Botin's ways are probably not going to change much anytime soon according to an interview he gave Fortune magazine:
"He also says he'll stick by Santander's tried-and-true formula for plain-vanilla banking, a philosophy outlined by Botín's father, also known as Emilio, who was the bank's chairman until his son took over in 1986. When Santander was still a small regional bank, Botín recalled, his father would summon his branch managers each summer to his sprawling home called El Promontorio in the hills overlooking the port city of Santander (hence the name). There he would review every loan to local businessmen worth more than $2 million. Each executive had to explain to the chairman his reasoning for giving the loan and the likelihood that it would be repaid.
Botín says the bank still works pretty much in the same way. He still meets with his managers to hear about their loan portfolios, only now they fly in from around the world. And whether it's in Brazil or New England or Britain, Santander is still in the same rather staid business of giving mortgages and loans to consumers and small and medium-size companies. ... Anyway, Botín has had other things on his mind. Two years ago he was skewered in the press when it was revealed that a secret bank account had been opened in his father's name in Switzerland. Botín says he made a voluntary declaration after the account came to light and paid $274 million in back taxes."
Former shareholders of Sovereign Bank probably dread the day Botin took a stake in their bank, as the Fortune article described the deal dynamics:
"He decided to reenter the U.S. market in 2005 by buying 25% of Philadelphia-based Sovereign Bancorp for $2.4 billion. Sovereign also fits Botín's formula: a plain-vanilla bank, dealing primarily in mortgages and small-business loans. Botín says he scoured America looking for a target and rejected possible takeovers in Texas and Florida. "The Northeast is the most affluent part of America, where you have great universities," Botín says. "It is bigger than the economy of Spain, and we want to be a part of that.
While Santander paid $20 a share for a 19.8% stake in Sovereign in 2007, it bought the remainder of the bank two years later for a mere $3 a share."
Another Boston Globe article describes disturbing practice at SAN in the US:
"Sovereign Bank's only branch in Delaware has just one ATM, five employees, and no weekend hours. But in filings with federal regulators, Sovereign recently started calling this modest operation its "main office," instead of its corporate headquarters in Boston. The reason: to avoid usury laws in Massachusetts and other states. Massachusetts caps lending rates for banks at 18 percent. But Delaware effectively has no such cap, allowing Sovereign to charge as much as 30 percent interest per year"
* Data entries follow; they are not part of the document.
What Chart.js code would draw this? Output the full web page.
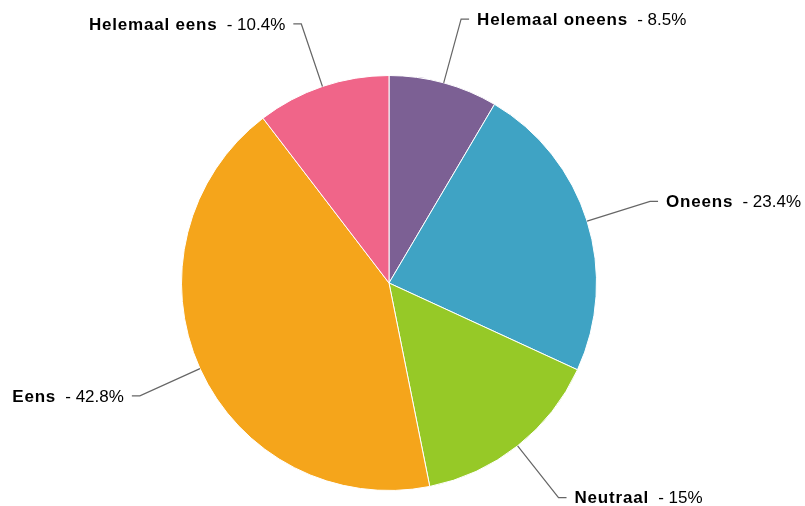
<!DOCTYPE html>
<html>
<head>
<meta charset="utf-8">
<script src="https://cdn.jsdelivr.net/npm/chart.js@4"></script>
<style>
  html, body { margin: 0; padding: 0; background: #fff; }
  #wrap { width: 805px; height: 506px; }
</style>
</head>
<body>
<div id="wrap"><canvas id="pieChart"></canvas></div>
<script>
// Chart data
const labels = ['Helemaal oneens', 'Oneens', 'Neutraal', 'Eens', 'Helemaal eens'];
const values = [8.5, 23.4, 15, 42.8, 10.4];
const colors = ['#7c6094', '#3fa3c4', '#96c927', '#f5a51b', '#f06589'];

const FONT = '"Liberation Sans", Arial, sans-serif';

/**
 * Draws the outside labels with elbow leader lines.
 */
const leaderLabels = {
  id: 'leaderLabels',
  afterDraw(chart) {
    const ctx = chart.ctx;
    const meta = chart.getDatasetMeta(0);
    meta.data.forEach((arc, i) => {
      const mid = (arc.startAngle + arc.endAngle) / 2;
      const cos = Math.cos(mid), sin = Math.sin(mid);
      const r = arc.outerRadius;
      const x0 = arc.x + cos * r, y0 = arc.y + sin * r;
      const x1 = arc.x + cos * (r + 66), y1 = arc.y + sin * (r + 66);
      const dir = cos >= 0 ? 1 : -1;
      const x2 = x1 + dir * 8;

      ctx.save();
      ctx.strokeStyle = '#666';
      ctx.lineWidth = 1.2;
      ctx.beginPath();
      ctx.moveTo(x0, y0);
      ctx.lineTo(x1, y1);
      ctx.lineTo(x2, y1);
      ctx.stroke();

      const bold = labels[i];
      const rest = '- ' + values[i] + '%';
      const spacing = 0.8;
      ctx.textBaseline = 'middle';
      ctx.textAlign = 'left';
      ctx.fillStyle = '#000';
      ctx.font = 'bold 17px ' + FONT;
      const wBold = ctx.measureText(bold).width + spacing * (bold.length - 1);
      ctx.font = '17px ' + FONT;
      const wRest = ctx.measureText(rest).width;
      const gap = 10;
      const total = wBold + gap + wRest;
      let tx = dir > 0 ? x2 + 8 : x2 - 8 - total;
      const ty = y1 + 1;

      ctx.font = 'bold 17px ' + FONT;
      let cx = tx;
      for (const ch of bold) {
        ctx.fillText(ch, cx, ty);
        cx += ctx.measureText(ch).width + spacing;
      }
      ctx.font = '17px ' + FONT;
      ctx.fillText(rest, tx + wBold + gap, ty);
      ctx.restore();
    });
  }
};

new Chart(document.getElementById('pieChart'), {
  type: 'pie',
  data: {
    labels: labels,
    datasets: [{
      data: values,
      backgroundColor: colors,
      borderColor: '#fff',
      borderWidth: 1
    }]
  },
  options: {
    responsive: true,
    maintainAspectRatio: false,
    animation: false,
    layout: {
      padding: { top: 75, bottom: 15, left: 100, right: 127 }
    },
    plugins: {
      legend: { display: false },
      tooltip: { enabled: false }
    }
  },
  plugins: [leaderLabels]
});
</script>
</body>
</html>
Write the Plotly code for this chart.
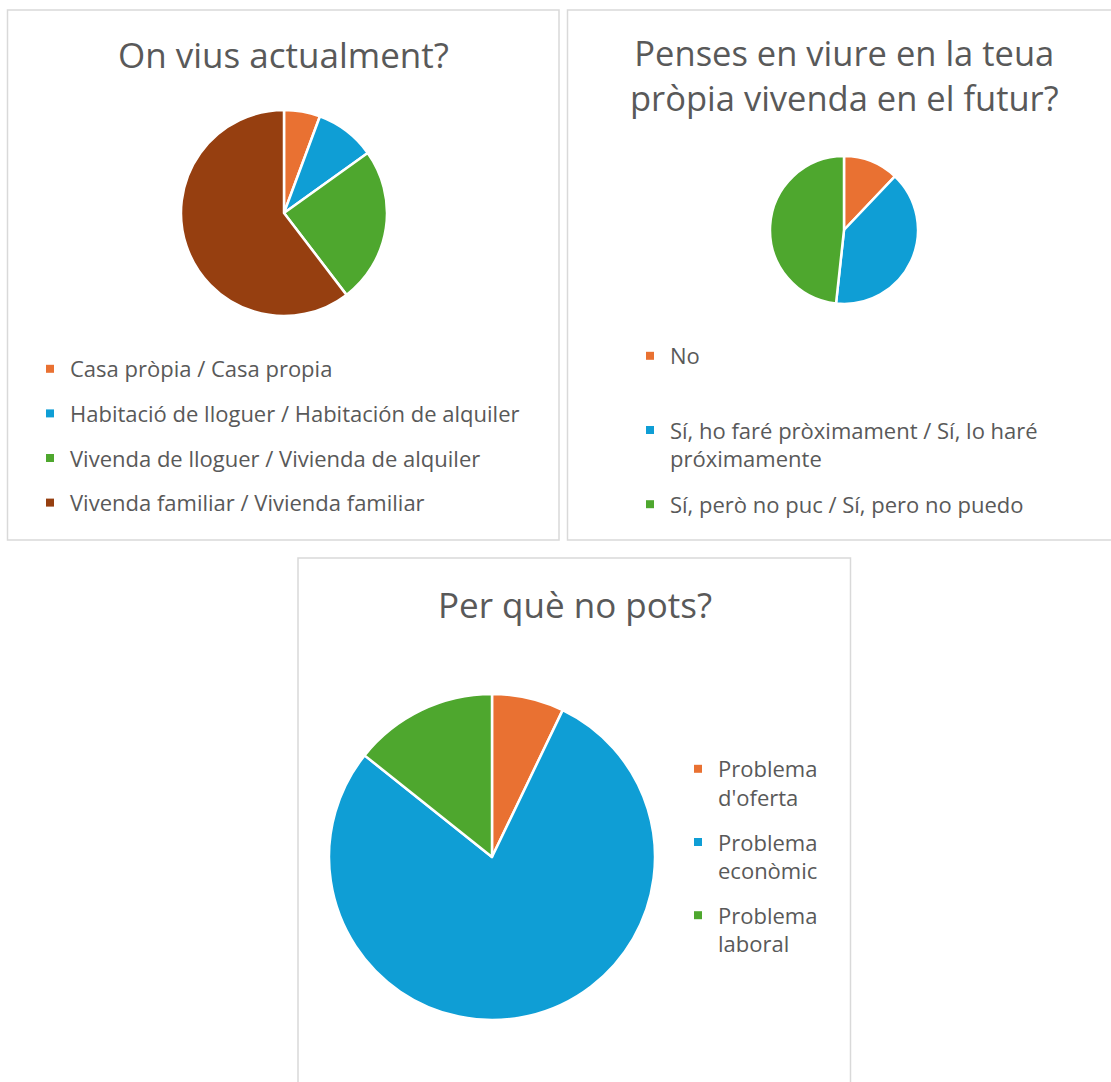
import plotly.graph_objects as go

# ---------------- data ----------------
q1_title = "On vius actualment?"
q1_labels = ["Casa pròpia / Casa propia",
             "Habitació de lloguer / Habitación de alquiler",
             "Vivenda de lloguer / Vivienda de alquiler",
             "Vivenda familiar / Vivienda familiar"]
q1_values = [3, 5, 13, 32]
q1_colors = ["#E97132", "#0F9ED5", "#4EA72E", "#963F10"]

q2_title = "Penses en viure en la teua<br>pròpia vivenda en el futur?"
q2_labels = ["No",
             "Sí, ho faré pròximament / Sí, lo haré<br>próximamente",
             "Sí, però no puc / Sí, pero no puedo"]
q2_values = [7, 23, 28]
q2_colors = ["#E97132", "#0F9ED5", "#4EA72E"]

q3_title = "Per què no pots?"
q3_labels = ["Problema<br>d'oferta", "Problema<br>econòmic", "Problema<br>laboral"]
q3_values = [1, 11, 2]
q3_colors = ["#E97132", "#0F9ED5", "#4EA72E"]

# ---------------- layout helpers ----------------
W, H = 1111, 1082
FONT = "Open Sans"
TXT = "#595959"


def fx(x):
    return x / W


def fy(y):
    return 1 - y / H


fig = go.Figure()


def add_pie(labels, values, colors, box, legend_name, pad_single):
    x0, y0, x1, y1 = box
    fig.add_trace(go.Pie(
        labels=labels, values=values, sort=False, direction="clockwise",
        rotation=0, textinfo="none", showlegend=False,
        marker=dict(colors=colors, line=dict(color="white", width=2.5)),
        domain=dict(x=[fx(x0), fx(x1)], y=[fy(y1), fy(y0)]),
    ))
    # legend entries (one per category); Excel gives equal slot heights
    for lab, col in zip(labels, colors):
        name = lab if ("<br>" in lab or not pad_single) else lab + "<br> "
        fig.add_trace(go.Scatter(
            x=[None], y=[None], mode="markers", name=name,
            marker=dict(symbol="square", size=8, color=col),
            legend=legend_name, legendgroup=legend_name + lab,
            showlegend=True, hoverinfo="skip",
        ))


add_pie(q1_labels, q1_values, q1_colors, (181, 110, 387, 316), "legend", False)
add_pie(q2_labels, q2_values, q2_colors, (770, 156, 918, 304), "legend2", True)
add_pie(q3_labels, q3_values, q3_colors, (329, 694, 655, 1020), "legend3", False)

panels = [(7.5, 10, 559, 540), (567.5, 10, 1120, 540), (298, 558, 850.5, 1095)]
shapes = [dict(type="rect", xref="paper", yref="paper",
               x0=fx(a), x1=fx(c), y0=fy(d), y1=fy(b),
               line=dict(color="#D9D9D9", width=1.5), layer="below")
          for a, b, c, d in panels]

titles = [(q1_title, 283, 55, 35), (q2_title, 844, 75, 34.5), (q3_title, 575, 604, 35)]
annotations = [dict(text=t, x=fx(x), y=fy(y), xref="paper", yref="paper",
                    xanchor="center", yanchor="middle", showarrow=False,
                    font=dict(family=FONT, size=s, color=TXT))
               for t, x, y, s in titles]

leg_font = dict(family=FONT, size=22, color=TXT)
fig.update_layout(
    width=W, height=H,
    margin=dict(l=0, r=0, t=0, b=0),
    paper_bgcolor="white", plot_bgcolor="white",
    xaxis=dict(visible=False), yaxis=dict(visible=False),
    shapes=shapes, annotations=annotations,
    legend=dict(x=fx(30), y=fy(348), xanchor="left", yanchor="top",
                font=leg_font, tracegroupgap=13, valign="top",
                bgcolor="rgba(0,0,0,0)"),
    legend2=dict(x=fx(630), y=fy(335), xanchor="left", yanchor="top",
                 font=leg_font, tracegroupgap=14, valign="top",
                 bgcolor="rgba(0,0,0,0)"),
    legend3=dict(x=fx(678), y=fy(748), xanchor="left", yanchor="top",
                 font=leg_font, tracegroupgap=13, valign="top",
                 bgcolor="rgba(0,0,0,0)"),
)

fig.write_html("out.html", config={"displayModeBar": False},
               post_script="document.body.style.margin='0px';")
Should SAN be borrowing from the Fed and FHLBB at very low interest rates? Are US investors selling the shares of SAN because its practices are coming under more regulator scrutiny? I think that the lack of transparency in SAN's other operating territories, as noted in the recent SA current above, is also scaring investors away from this high dividend yielding stock:
Is this unusually high dividend a signal of potential trouble? Some investors exiting the stock certainly must think so. The WSJ reported recently:
"Banco Santander SA, SAN.MC -0.74% the euro zone's largest bank by market value, Thursday said net profit dropped 26% in the first quarter as margins narrowed in a tough economic environment in several of its key markets, especially Spain and the U.K."
SAN is borrowing at close to and sometimes zero percent from US government subsidized entities like FHLB and the FED and not lending in the US where loans are most needed and seeking usurious rates on small consumer loans if possible. Do we really know where the money they are borrowing from the FED is going. Can it be going to Spain where they need liquidity?
Sheila Bair has commented that banks are not lending to small business. Senators Levin and Merkley have as well as others before have pointed here on SA. Maybe Sheila can call her ex Chief of Staff, Jesse Villarreal Jr., who is executive vice president and public policy director for Santander Holdings USA Inc. and the $48 billion-asset Sovereign Bank in Delaware, owned by Spain's Santander and get them to them to lend to small businesses that need it. Isn't there a better way to get US business moving other than leaving it to foreigners who have their own problems back home that is driving their decisions here in the US?
The economy is still slow as recent housing and employment figures released this week proved disappointing:
The Commerce Department said on Thursday that starts at building sites for homes fell 16.5 percent last month to a 853,000-unit annual rate. That was below analysts' expectations of a 945,000-unit rate. Initial claims for state unemployment benefits jumped by 32,000 to a seasonally adjusted 360,000, the Labor Department said on Thursday. That was the biggest jump since November and confounded analysts' expectations for a more modest increase.
How is our economy being helped by helping Santander?
Disclosure: I have no positions in any stocks mentioned, and no plans to initiate any positions within the next 72 hours.